[Items listed in a dataset]
- - - - -

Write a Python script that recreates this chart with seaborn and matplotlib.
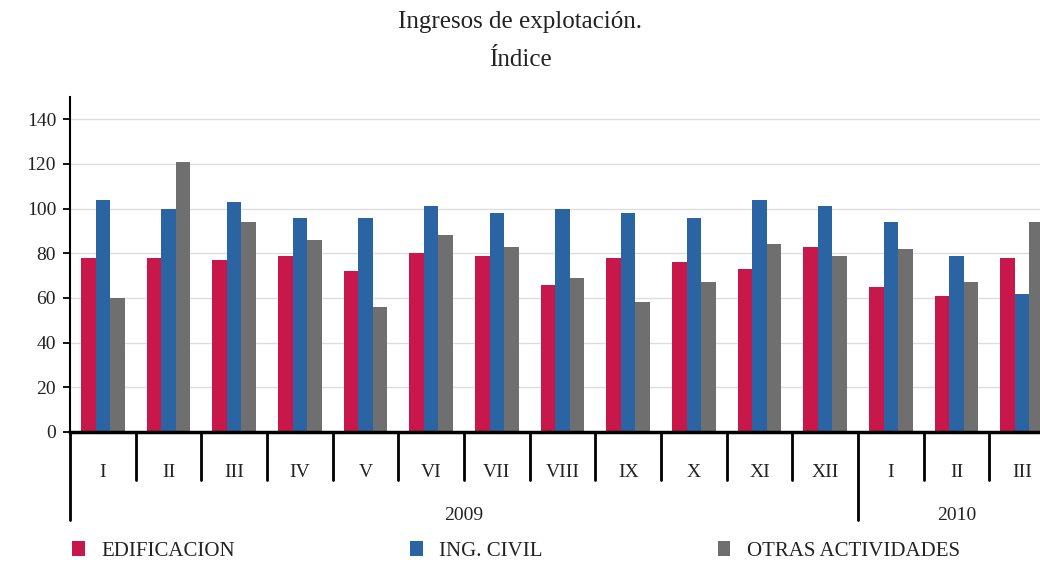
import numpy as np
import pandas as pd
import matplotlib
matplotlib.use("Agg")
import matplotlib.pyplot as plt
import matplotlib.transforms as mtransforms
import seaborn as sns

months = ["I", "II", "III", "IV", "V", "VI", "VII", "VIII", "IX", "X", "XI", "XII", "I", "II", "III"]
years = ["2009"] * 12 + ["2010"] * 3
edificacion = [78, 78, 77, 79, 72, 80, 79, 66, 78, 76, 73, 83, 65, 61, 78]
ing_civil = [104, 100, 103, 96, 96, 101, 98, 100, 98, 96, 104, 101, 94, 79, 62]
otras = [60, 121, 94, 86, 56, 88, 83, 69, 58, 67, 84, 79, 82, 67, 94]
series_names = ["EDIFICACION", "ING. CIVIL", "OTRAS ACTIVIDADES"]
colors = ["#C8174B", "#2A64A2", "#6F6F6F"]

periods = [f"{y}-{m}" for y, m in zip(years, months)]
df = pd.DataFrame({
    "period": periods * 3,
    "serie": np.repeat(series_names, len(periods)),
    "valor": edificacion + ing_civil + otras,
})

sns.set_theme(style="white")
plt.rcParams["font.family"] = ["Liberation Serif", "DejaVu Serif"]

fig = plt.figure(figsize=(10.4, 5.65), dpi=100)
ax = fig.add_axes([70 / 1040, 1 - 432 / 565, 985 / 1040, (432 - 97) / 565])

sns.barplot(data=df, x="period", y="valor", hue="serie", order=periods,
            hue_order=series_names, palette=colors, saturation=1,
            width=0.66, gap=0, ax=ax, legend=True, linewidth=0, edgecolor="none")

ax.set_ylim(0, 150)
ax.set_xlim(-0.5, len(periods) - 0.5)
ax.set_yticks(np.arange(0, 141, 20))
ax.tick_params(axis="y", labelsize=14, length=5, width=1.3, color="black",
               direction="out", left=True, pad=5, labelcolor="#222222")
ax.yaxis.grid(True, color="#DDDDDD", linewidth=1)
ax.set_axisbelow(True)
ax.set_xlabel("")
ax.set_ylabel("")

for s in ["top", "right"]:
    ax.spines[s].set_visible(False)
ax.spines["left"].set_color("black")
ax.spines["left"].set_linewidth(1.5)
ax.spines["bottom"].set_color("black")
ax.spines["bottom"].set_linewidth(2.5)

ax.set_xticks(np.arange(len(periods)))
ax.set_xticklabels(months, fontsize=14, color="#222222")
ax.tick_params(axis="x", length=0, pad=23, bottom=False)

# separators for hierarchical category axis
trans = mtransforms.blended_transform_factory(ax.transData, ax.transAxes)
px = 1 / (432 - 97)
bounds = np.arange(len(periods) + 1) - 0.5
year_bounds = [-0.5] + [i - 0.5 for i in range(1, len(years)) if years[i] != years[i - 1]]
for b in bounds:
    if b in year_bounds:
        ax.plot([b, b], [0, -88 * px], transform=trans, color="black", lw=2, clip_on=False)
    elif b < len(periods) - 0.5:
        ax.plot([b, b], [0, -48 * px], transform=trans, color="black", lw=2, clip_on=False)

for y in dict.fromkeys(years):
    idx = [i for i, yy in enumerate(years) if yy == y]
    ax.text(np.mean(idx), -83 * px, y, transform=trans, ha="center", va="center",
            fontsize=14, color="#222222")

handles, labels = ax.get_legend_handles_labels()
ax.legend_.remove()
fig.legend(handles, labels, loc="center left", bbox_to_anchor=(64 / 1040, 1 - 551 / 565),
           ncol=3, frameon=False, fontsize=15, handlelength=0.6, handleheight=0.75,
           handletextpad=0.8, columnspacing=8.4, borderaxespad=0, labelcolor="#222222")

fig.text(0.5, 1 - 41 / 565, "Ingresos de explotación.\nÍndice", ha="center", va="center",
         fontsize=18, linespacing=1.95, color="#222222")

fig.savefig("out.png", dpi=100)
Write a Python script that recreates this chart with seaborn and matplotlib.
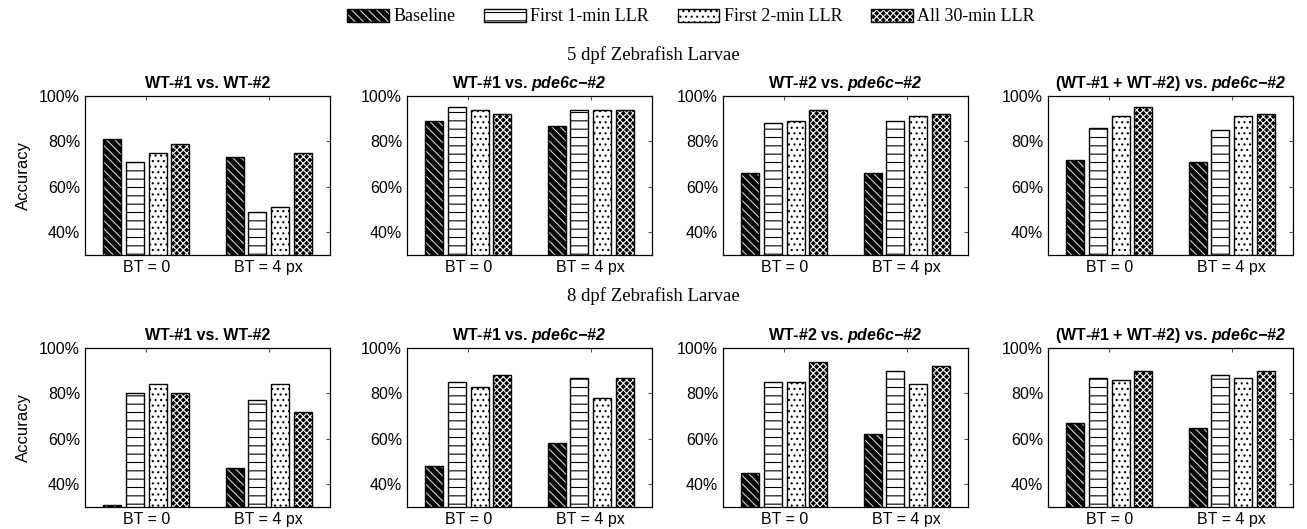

- - - - -

● **Exercise brief**
Up to and including the line that contains "import seaborn as sns", print the records above exactly from their first line, without any pictures.

● **Solution to the exercise**
Write a Python script that recreates this chart with seaborn and matplotlib.
import numpy as np
import pandas as pd
import matplotlib
matplotlib.use("Agg")
import matplotlib.pyplot as plt
import matplotlib.transforms as mtransforms
import seaborn as sns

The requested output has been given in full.